I'm profiling my application (linux x86_64, SandyBridge, using perf), and one of its functions takes about 30% of the runtime. In the function, looks like saving registers to the stack consumes the most time - this is annotation of function start:
0.39 push %r15
95.35 push %r14
1.27 push %r13
0.16 push %r12
0.15 mov %rdi,%r12
0.25 push %rbp
0.14 mov %rsi,%rbp
0.12 push %rbx
0.18 sub $0x8,%rsp
I tried using RESOURCE_STALLS counter, and looks like RESOURCE_STALLS.SB is high on this instruction as well, in addition i didn't see high cache misses on this instruction. What can i do to continue investigating this? Are there additional counters which i should examine?
Can you profile with VTune or post the VTune front-end , back-end pipeline stalls analysis?
Can you also post that function disassembly?Regarding the push %r14 instruction it is interesting what is beign loaded(pushed) onto stack.It seems that 95.0% of the function's prologue is spent waiting on resource beign available.
In the absence of further evidence, I'd guess the time may be associated with allocating a fill buffer, due to previous code having left the buffers full of data pending flush to L1, as might happen when writing to multiple cache lines in a loop.
If that is so, sometimes forcing the function to in-line or at least take advantage of some ipo could alleviate it.
Can you post functions call stack?Does your function receives some input?Such a geat number of RESOURCES_STALLS.ANY could indicate that pipeline can be stalled for example by previous dependent store instructions or by branch misprediction.Can you perform front-end pipeline stalls analysis and post the results?
The function has no input, and it is called from main() after other functions have been called.
Frontend analysis shoed no branch mispredictions (BR_MISP_RETIRED.** and BACLEARS.ANY were 0). However, see very large count on LD_BLOCKS_PARTIAL.ADDRESS_ALIAS - about 45% of total program count (see attachment). Does it mean that another instruction is trying to load/store from the same page offset? How can i find/eliminate the conflict?
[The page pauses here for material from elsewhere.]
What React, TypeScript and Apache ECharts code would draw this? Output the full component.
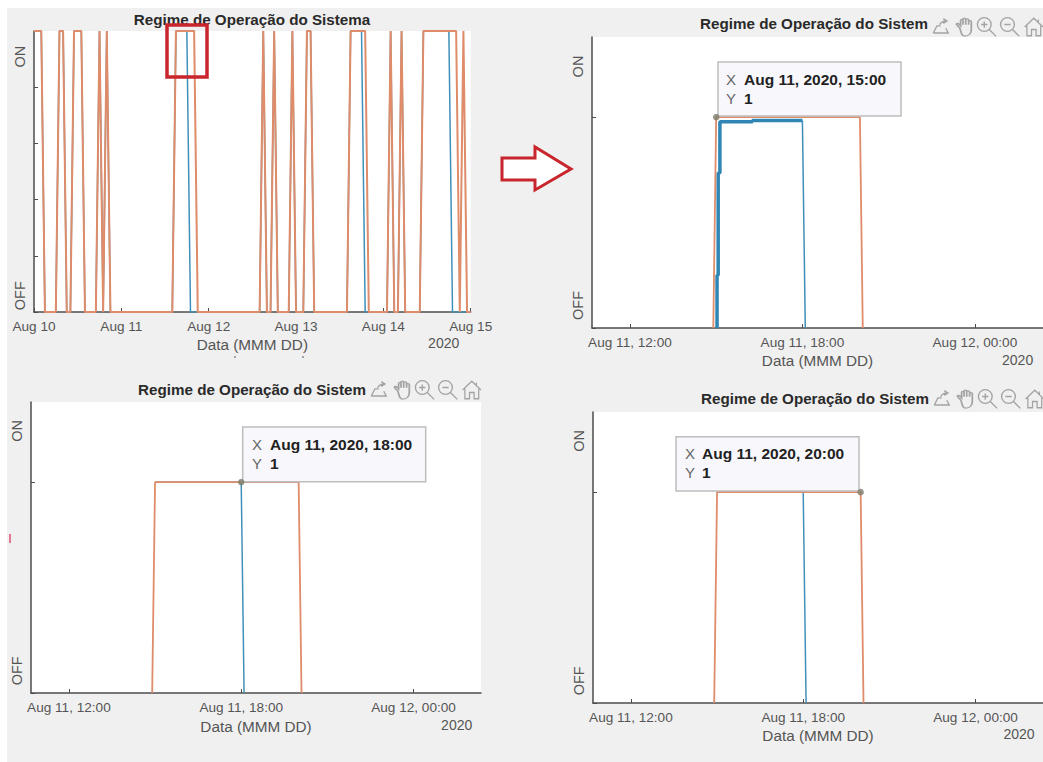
import React, { useEffect, useRef } from "react";
import * as echarts from "echarts";

// All x values are hours counted from Aug 10 2020, 00:00
const overviewOrangeHours = [0, 2, 3, 6, 7, 8, 9, 10, 11, 13, 14, 17, 18, 19, 20, 21, 38, 39, 44, 45, 62, 63, 64, 65, 66, 67, 70, 71, 72, 74, 75, 76, 77, 86, 87, 91, 92, 97, 98, 99, 100, 101, 102, 106, 107, 116, 117, 118, 119, 120];
const overviewOrangeValues = [1, 1, 0, 0, 1, 1, 0, 0, 1, 1, 0, 0, 1, 0, 1, 0, 0, 1, 1, 0, 0, 1, 0, 0, 1, 0, 0, 1, 0, 0, 1, 1, 0, 0, 1, 1, 0, 0, 1, 0, 0, 1, 0, 0, 1, 1, 0, 1, 0, 0];
const overviewBlueHours = [0, 2, 3, 6, 7, 8, 9, 10, 11, 13, 14, 17, 18, 19, 20, 21, 38, 39, 42, 43, 62, 63, 64, 65, 66, 67, 70, 71, 72, 74, 75, 76, 77, 86, 87, 90, 91, 97, 98, 99, 100, 101, 102, 106, 107, 114, 115, 120];
const overviewBlueValues = [1, 1, 0, 0, 1, 1, 0, 0, 1, 1, 0, 0, 1, 0, 1, 0, 0, 1, 1, 0, 0, 1, 0, 0, 1, 0, 0, 1, 0, 0, 1, 1, 0, 0, 1, 1, 0, 0, 1, 0, 0, 1, 0, 0, 1, 1, 0, 0];

// Zoomed views: the pulse of Aug 11
const zoomOrangeHours = [38.9, 39, 44, 44.1];
const zoomOrangeValues = [0, 1, 1, 0];
const zoomBlueHours = [39.0, 42, 42.1];
const zoomBlueValues = [1, 1, 0];
const boldBlueHours = [39.03, 39.03, 39.07, 39.07, 39.13, 39.13, 40.26, 40.26, 42];
const boldBlueValues = [0, 0.25, 0.25, 0.735, 0.735, 0.978, 0.978, 0.984, 0.984];
const thinBlueHours = [42, 42.1];
const thinBlueValues = [0.984, 0];

const overviewTickHours = [0, 24, 48, 72, 96, 120];
const overviewTickLabels = ["Aug 10", "Aug 11", "Aug 12", "Aug 13", "Aug 14", "Aug 15"];
const zoomTickHours = [36, 42, 48];
const zoomTickLabels = ["Aug 11, 12:00", "Aug 11, 18:00", "Aug 12, 00:00"];
const overviewYTicks = [0, 0.2, 0.4, 0.6, 0.8, 1];
const zoomYTicks = [0, 1];
const yLabels = ["OFF", "ON"];

const TITLE_FULL = "Regime de Operação do Sistema";
const TITLE_CUT = "Regime de Operação do Sistem";
const X_NAME = "Data (MMM DD)";
const YEAR = "2020";

const FONT = "'Liberation Sans', Arial, sans-serif";
const ORANGE = "#de8c6a";
const BLUE = "#3f90b8";
const AXIS = "#4d4d4d";
const RED = "#c9252c";

const zip = (xs: number[], ys: number[]) => xs.map((h, i) => [h, ys[i]]);

const iconPaths: Record<string, string> = {
  icExport: "M-7 5 L-4 -1 L-1 -1 M-7 5 L5 5 L3 1 M-2 -2 C0 -5 2 -5 3 -5 M1 -7 L4 -5 L1 -3",
  icHand: "M-4 1 L-6 -2 C-6.5 -3.5 -5 -3.5 -4.5 -2.5 L-3.5 -1 L-3.5 -5.5 C-3.5 -7 -2 -7 -2 -5.5 L-2 -2 L-2 -6.5 C-2 -8 -0.3 -8 -0.3 -6.5 L-0.3 -2 L-0.3 -6 C-0.3 -7.5 1.5 -7.5 1.5 -6 L1.5 -2 L1.5 -4.5 C1.5 -6 3.2 -6 3.2 -4.5 L3.2 2 C3.2 5 2 8 -1 8 C-3 8 -3 5 -4 1 Z",
  icPlus: "M3 -2 A5.5 5.5 0 1 1 -8 -2 A5.5 5.5 0 1 1 3 -2 M1.5 2 L7 7.5 M-5 -2 L0 -2 M-2.5 -4.5 L-2.5 0.5",
  icMinus: "M3 -2 A5.5 5.5 0 1 1 -8 -2 A5.5 5.5 0 1 1 3 -2 M1.5 2 L7 7.5 M-5 -2 L0 -2",
  icHome: "M-8 0 L0 -7 L8 0 M-6 -1 L-6 7 L-2 7 L-2 2 L2 2 L2 7 L6 7 L6 -1 M4 -6 L4 -3",
};
const iconScale: Record<string, number[]> = {
  icExport: [1.25, 1.2, 1],
  icHand: [1.6, 1.15, 2],
  icPlus: [1.25, 1.25, 0],
  icMinus: [1.25, 1.25, 0],
  icHome: [1.15, 1.25, 0],
};
Object.entries(iconPaths).forEach(([k, d]) =>
  echarts.graphic.registerShape(k, echarts.graphic.extendPath(d, {}))
);

const text = (x: number, y: number, t: string, o: any = {}) => ({
  type: "text",
  x,
  y,
  z: 50,
  style: {
    text: t,
    fontFamily: FONT,
    fontSize: 14,
    fill: "#555",
    align: "center",
    verticalAlign: "middle",
    ...o,
  },
});

const toolbar = (x0: number, y: number) =>
  Object.keys(iconPaths).map((k, i) => ({
    type: k,
    x: x0 + i * 23.2 + iconScale[k][2],
    y,
    scaleX: iconScale[k][0],
    scaleY: iconScale[k][1],
    z: 50,
    style: { fill: "none", stroke: "#a3a3a3", lineWidth: 1.1 },
  }));

const dataTip = (r: number[], xc: number, xd: number, y1: number, y2: number, when: string) => [
  { type: "rect", z: 40, shape: { x: r[0], y: r[1], width: r[2], height: r[3] }, style: { fill: "#f8f8fc", stroke: "#bdbdbd", lineWidth: 1.5 } },
  text(xc, y1, "X", { fontSize: 15, fill: "#666" }),
  text(xd, y1, when, { fontSize: 15.5, fontWeight: "bold", fill: "#222", align: "left" }),
  text(xc, y2, "Y", { fontSize: 15, fill: "#666" }),
  text(xd, y2, "1", { fontSize: 15.5, fontWeight: "bold", fill: "#222", align: "left" }),
];

const panels = [
  { left: 34, top: 31, width: 436.7, height: 281, min: 0, max: 120, ticks: overviewTickHours, labels: overviewTickLabels, yTicks: overviewYTicks, yMax: 1, yPos: [0.058, 0.909], gap: 26 },
  { left: 592, top: 37, width: 451, height: 291, min: 34.68, max: 50.37, ticks: zoomTickHours, labels: zoomTickLabels, yTicks: zoomYTicks, yMax: 1.38, yPos: [0.107, 1.24], gap: 26 },
  { left: 31, top: 402, width: 450, height: 291, min: 34.68, max: 50.35, ticks: zoomTickHours, labels: zoomTickLabels, yTicks: zoomYTicks, yMax: 1.38, yPos: [0.105, 1.243], gap: 27 },
  { left: 593, top: 412, width: 450, height: 291, min: 34.68, max: 50.35, ticks: zoomTickHours, labels: zoomTickLabels, yTicks: zoomYTicks, yMax: 1.38, yPos: [0.105, 1.243], gap: 26 },
];

const line = (i: number, name: string, data: number[][], color: string, width = 1.5) => ({
  type: "line",
  name,
  xAxisIndex: i,
  yAxisIndex: i,
  data,
  showSymbol: false,
  color,
  lineStyle: { color, width },
  silent: true,
});
const marker = (i: number, h: number) => ({
  type: "scatter",
  xAxisIndex: i,
  yAxisIndex: i,
  data: [[h, 1]],
  symbolSize: 6.5,
  itemStyle: { color: "#7d7d6c" },
  z: 60,
  clip: false,
  silent: true,
});

export default function App() {
  const ref = useRef<HTMLDivElement>(null);
  useEffect(() => {
    const chart = echarts.init(ref.current!, undefined, { renderer: "svg" });
    chart.setOption({
      animation: false,
      backgroundColor: "transparent",
      title: [
        { t: TITLE_FULL, x: 252, y: 19 },
        { t: TITLE_CUT, x: 814, y: 23.5 },
        { t: TITLE_CUT, x: 252, y: 389 },
        { t: TITLE_CUT, x: 815, y: 398 },
      ].map((o) => ({
        text: o.t,
        left: o.x,
        top: o.y - 8,
        padding: 0,
        textAlign: "center",
        textStyle: { fontFamily: FONT, fontSize: 15.2, fontWeight: "bold", color: "#2a2a2a", lineHeight: 16 },
      })),
      grid: panels.map((p) => ({
        left: p.left,
        top: p.top,
        width: p.width,
        height: p.height,
        show: true,
        backgroundColor: "#fff",
        borderWidth: 0,
      })),
      xAxis: panels.map((p, i) => ({
        type: "value",
        gridIndex: i,
        min: p.min,
        max: p.max,
        name: X_NAME,
        nameLocation: "middle",
        nameGap: p.gap - 1,
        nameTextStyle: { fontFamily: FONT, fontSize: 15.3, color: "#555" },
        splitLine: { show: false },
        axisLine: { show: true, lineStyle: { color: AXIS, width: 1.5 } },
        axisTick: { show: true, inside: true, length: 4, customValues: p.ticks, lineStyle: { color: AXIS } },
        axisLabel: {
          show: true,
          customValues: p.ticks,
          margin: 7,
          fontFamily: FONT,
          fontSize: 13.6,
          color: "#555",
          hideOverlap: false,
          showMinLabel: true,
          showMaxLabel: true,
          formatter: (v: number) => p.labels[p.ticks.indexOf(v)] ?? "",
        },
      })),
      yAxis: panels.map((p, i) => ({
        type: "value",
        gridIndex: i,
        min: 0,
        max: p.yMax,
        splitLine: { show: false },
        axisLine: { show: true, lineStyle: { color: AXIS, width: 1.5 } },
        axisTick: { show: true, inside: true, length: 4, customValues: p.yTicks, lineStyle: { color: AXIS } },
        axisLabel: {
          show: true,
          customValues: p.yPos,
          rotate: 90,
          align: "center",
          verticalAlign: "middle",
          margin: 14,
          fontFamily: FONT,
          fontSize: 14.5,
          color: "#555",
          formatter: (v: number) => yLabels[p.yPos.indexOf(v)] ?? "",
        },
      })),
      series: [
        line(0, "Sistema A", zip(overviewBlueHours, overviewBlueValues), BLUE, 1.5),
        line(0, "Sistema B", zip(overviewOrangeHours, overviewOrangeValues), ORANGE, 2),
        line(1, "Sistema A", zip(boldBlueHours, boldBlueValues), "#2f86b4", 3.5),
        line(1, "Sistema A", zip(thinBlueHours, thinBlueValues), BLUE),
        line(1, "Sistema B", zip(zoomOrangeHours, zoomOrangeValues), ORANGE, 1.8),
        marker(1, 39),
        line(2, "Sistema A", zip(zoomBlueHours, zoomBlueValues), BLUE),
        line(2, "Sistema B", zip(zoomOrangeHours, zoomOrangeValues), ORANGE, 1.8),
        marker(2, 42),
        line(3, "Sistema A", zip(zoomBlueHours, zoomBlueValues), BLUE),
        line(3, "Sistema B", zip(zoomOrangeHours, zoomOrangeValues), ORANGE, 1.8),
        marker(3, 44),
      ],
      graphic: {
        elements: [
          text(443.7, 343, YEAR),
          text(1017.6, 360, YEAR),
          text(456.7, 725, YEAR),
          text(1019, 734, YEAR),
          ...toolbar(941, 27),
          ...toolbar(379, 390),
          ...toolbar(942, 399),
          ...dataTip([718, 62, 183, 54], 731, 744, 79, 98, "Aug 11, 2020, 15:00"),
          ...dataTip([242.7, 427, 183, 54.7], 257, 270, 444, 463, "Aug 11, 2020, 18:00"),
          ...dataTip([676, 436.7, 183, 54.3], 690, 702, 453, 472, "Aug 11, 2020, 20:00"),
          { type: "rect", z: 100, shape: { x: 167, y: 25, width: 40, height: 52 }, style: { fill: "none", stroke: RED, lineWidth: 3.5 } },
          {
            type: "polygon",
            z: 100,
            shape: { points: [[502, 158], [535, 158], [535, 147], [571, 169], [535, 190], [535, 180], [502, 180]] },
            style: { fill: "#fff", stroke: RED, lineWidth: 3 },
          },
          { type: "line", z: 100, shape: { x1: 10, y1: 534, x2: 10, y2: 543 }, style: { stroke: "#e0506e", lineWidth: 1.5 } },
          { type: "line", z: 100, shape: { x1: 235, y1: 356, x2: 235, y2: 358 }, style: { stroke: "#555", lineWidth: 1 } },
          { type: "line", z: 100, shape: { x1: 303, y1: 356, x2: 303, y2: 358 }, style: { stroke: "#555", lineWidth: 1 } },
        ],
      },
    });
    return () => chart.dispose();
  }, []);
  return (
    <div style={{ position: "absolute", left: 0, top: 0, width: 1043, height: 762, background: "#fff", overflow: "hidden" }}>
      <div style={{ position: "absolute", left: 7, top: 8, right: 0, bottom: 0, background: "#f0f0f0" }} />
      <div ref={ref} style={{ position: "absolute", left: 0, top: 0, width: 1043, height: 762 }} />
    </div>
  );
}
By looking at description of LD_BLOCKS_PARTIAL.ADDRESS_ALIAS event it seems that it measures false dependency in Memory Order Buffer.I suppose that it could be related to reordering load and stores.I think that address aliasing has been detected in store buffer which prevents further in-order memory operation.It could be also what you are suggesting.It could be interesting if you could post full disassembly.I would like to look at previous operations which involved r14.
Thanks for the suggestions, unfortunately I can't post full disassembly due to legal issues..
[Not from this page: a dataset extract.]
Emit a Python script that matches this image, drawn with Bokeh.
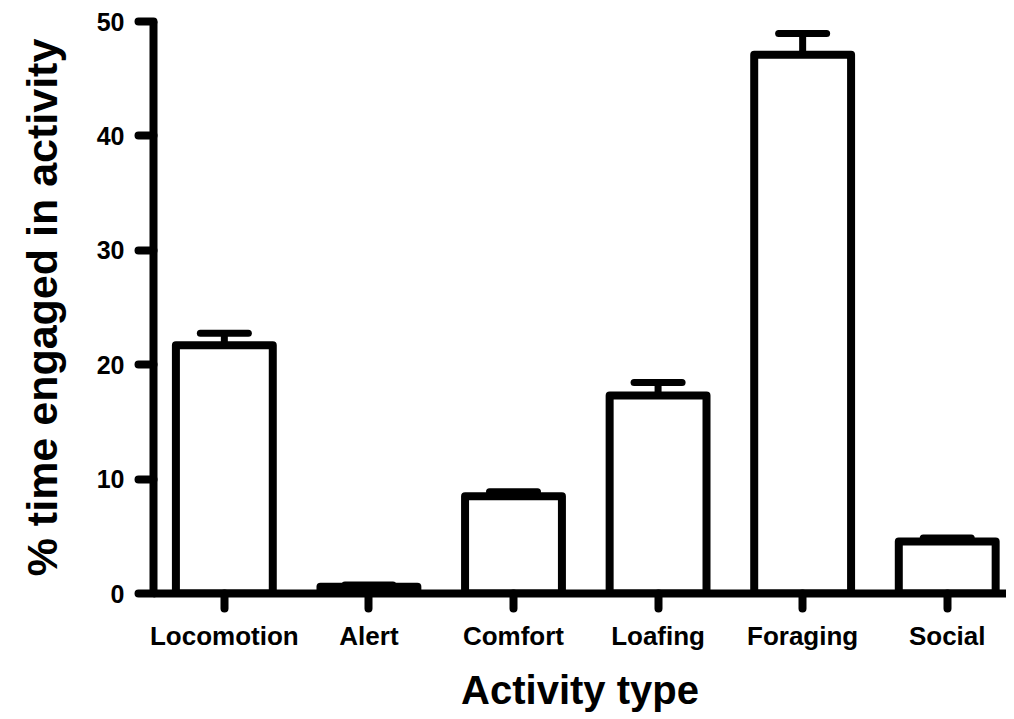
from bokeh.plotting import figure
from bokeh.models import Range1d, FixedTicker, ColumnDataSource
from bokeh.embed import file_html
from bokeh.resources import INLINE

categories = ["Locomotion", "Alert", "Comfort", "Loafing", "Foraging", "Social"]
means = [21.7, 0.6, 8.5, 17.3, 47.1, 4.55]
sems = [1.05, 0.15, 0.4, 1.15, 1.85, 0.3]
y_ticks = [0, 10, 20, 30, 40, 50]

xs = list(range(len(categories)))
tops = [m + s for m, s in zip(means, sems)]
cap_half = 0.166

src = ColumnDataSource(dict(
    x=xs, mean=means, top=tops,
    x0=[x - cap_half for x in xs], x1=[x + cap_half for x in xs],
))

FONT = "Liberation Sans"

p = figure(width=1006, height=715, output_backend="svg", toolbar_location=None,
           x_range=Range1d(-0.49, 5.41), y_range=Range1d(0, 50),
           min_border_left=153, min_border_right=0, min_border_top=21,
           min_border_bottom=122)
p.outline_line_color = None
p.grid.visible = False
p.background_fill_color = "white"

# error bars
p.segment(x0="x", y0="mean", x1="x", y1="top", source=src,
          line_color="black", line_width=7)
p.segment(x0="x0", y0="top", x1="x1", y1="top", source=src,
          line_color="black", line_width=7, line_cap="round")
# bars
p.vbar(x="x", top="mean", bottom=0, width=0.67, source=src,
       fill_color="white", line_color="black", line_width=8, line_join="round")

for ax in (p.xaxis[0], p.yaxis[0]):
    ax.axis_line_width = 8
    ax.axis_line_color = "black"
    ax.major_tick_line_width = 8
    ax.major_tick_line_cap = "round"
    ax.major_tick_in = 0
    ax.major_tick_out = 15
    ax.minor_tick_line_color = None
    ax.major_label_text_font = FONT
    ax.major_label_text_font_style = "bold"
    ax.major_label_text_color = "black"
    ax.axis_label_text_font = FONT
    ax.axis_label_text_font_style = "bold"
    ax.axis_label_text_color = "black"

p.yaxis.ticker = FixedTicker(ticks=y_ticks)
p.yaxis.major_label_text_font_size = "25px"
p.yaxis.major_label_standoff = 14
p.yaxis.axis_label = "% time engaged in activity"
p.yaxis.axis_label_text_font_size = "43px"
p.yaxis.axis_label_standoff = 28

p.xaxis.ticker = FixedTicker(ticks=xs)
p.xaxis.major_label_overrides = {x: c for x, c in zip(xs, categories)}
p.xaxis.major_label_text_font_size = "26px"
p.xaxis.major_label_standoff = 12
p.xaxis.axis_label = "Activity type"
p.xaxis.axis_label_text_font_size = "40px"
p.xaxis.axis_label_standoff = 14

open("out.html", "w").write(file_html(p, INLINE))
So, I've tried to use gdb to try tracking down address which may alias my stack, but no luck. Then, took the advice of TimP and ilyapolak above, and tried to use "mfence" to narrow down the problem. Finally, i've found a piece of code which performs small PCI write, and then sfence, and runs before the function above is called:
asm volatile ("sfence":::"memory");
Putting the mfence *before* this sfence had almost no effect. However, putting my mfence right *after* this sfence, makes the "mfence" consume many cycles, instead of the "push r14" which comes sometime after it. Also, removing all memory serializations (sfence and mfence) improved the performance of "push r14" and the whole application.
So my conclusion was - the PCI write is slow, and sfence made subsequent writes wait for its completion. So the unlucky instruction which filled the store buffer got the hit and actually waited for this PCI write to complete. Does that sound reasonable?
Also - looks like all performance counters related to memory stores as asynchronous - in the sense they indicate a problem sometime after the root cause of the problem, so need to use mfence to narrow it down. Also, looks like mfence is "synchronous" while sfence/lfence are not, is this true?
If you cannot post the code disassembly, maybe you can track by yourself memory operations which used r14 register prior to the function prologue and post your findings.I suspect that there could be some kind of WAR issue.
>>>Also - looks like all performance counters related to memory stores as asynchronous >>>
I think that internally performance counters related to specific event could be incremented when micro-code and internal logic detects occurence of those events.
I guess the major difference is that I have slow PCI write, while your algorithms probably have only RAM accesses.. So you are saying SFENCE provided some kind of hint to the CPU to do better memory ordering for your algorithm?